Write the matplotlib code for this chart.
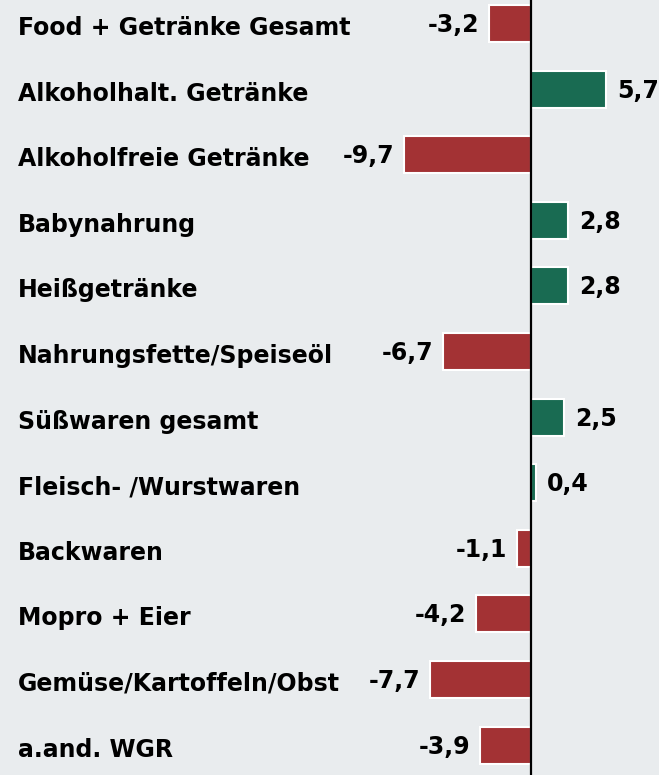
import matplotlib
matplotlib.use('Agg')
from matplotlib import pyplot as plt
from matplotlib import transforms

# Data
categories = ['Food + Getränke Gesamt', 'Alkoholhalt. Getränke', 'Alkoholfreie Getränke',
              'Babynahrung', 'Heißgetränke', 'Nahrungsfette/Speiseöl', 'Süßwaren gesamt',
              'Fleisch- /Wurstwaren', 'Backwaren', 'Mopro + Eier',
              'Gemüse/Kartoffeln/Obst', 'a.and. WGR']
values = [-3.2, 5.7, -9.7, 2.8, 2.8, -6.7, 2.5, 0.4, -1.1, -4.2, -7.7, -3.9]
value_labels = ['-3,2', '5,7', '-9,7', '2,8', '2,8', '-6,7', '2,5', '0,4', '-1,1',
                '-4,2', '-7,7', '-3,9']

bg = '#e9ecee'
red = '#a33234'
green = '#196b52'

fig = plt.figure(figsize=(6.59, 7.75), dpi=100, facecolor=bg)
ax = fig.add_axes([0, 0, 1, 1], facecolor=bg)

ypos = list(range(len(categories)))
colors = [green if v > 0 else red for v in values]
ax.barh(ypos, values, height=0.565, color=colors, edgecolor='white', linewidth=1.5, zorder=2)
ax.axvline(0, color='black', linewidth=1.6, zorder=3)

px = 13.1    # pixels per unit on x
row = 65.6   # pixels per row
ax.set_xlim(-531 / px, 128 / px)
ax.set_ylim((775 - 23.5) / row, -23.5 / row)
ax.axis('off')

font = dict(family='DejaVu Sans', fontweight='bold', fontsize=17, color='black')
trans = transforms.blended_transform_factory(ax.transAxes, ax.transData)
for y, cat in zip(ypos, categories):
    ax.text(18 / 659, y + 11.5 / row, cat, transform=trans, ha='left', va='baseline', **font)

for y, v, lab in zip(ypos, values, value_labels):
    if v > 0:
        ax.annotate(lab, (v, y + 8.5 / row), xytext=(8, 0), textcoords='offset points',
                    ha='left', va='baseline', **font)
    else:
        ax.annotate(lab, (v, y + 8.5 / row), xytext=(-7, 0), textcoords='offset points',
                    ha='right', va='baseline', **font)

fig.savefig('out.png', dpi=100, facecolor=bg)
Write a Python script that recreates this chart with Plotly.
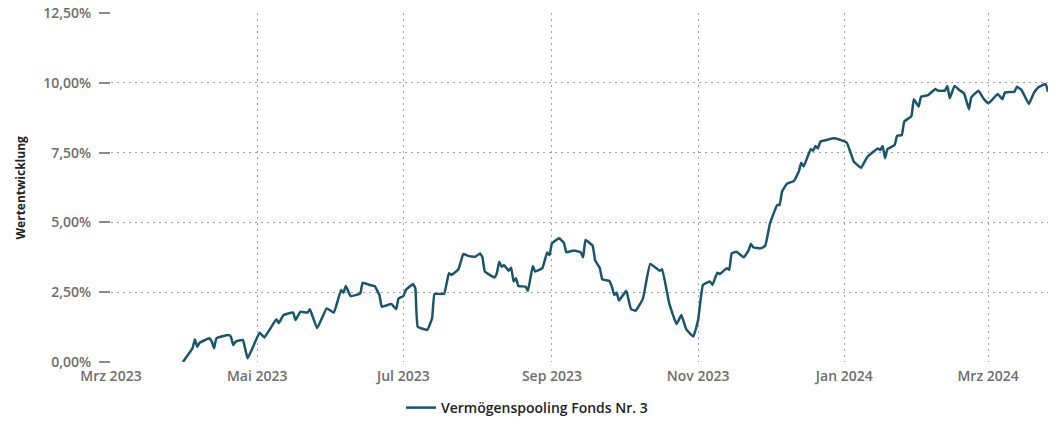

────────

[PROBLEM STATEMENT] Repeat, word for word and with no pictures, only the lines running from the beginning of the data to the line that contains "from matplotlib import transforms".

[SOLUTION TO THE EXERCISE]
Write the matplotlib code for this chart.
import matplotlib
matplotlib.use('Agg')
from matplotlib import pyplot as plt
from matplotlib import transforms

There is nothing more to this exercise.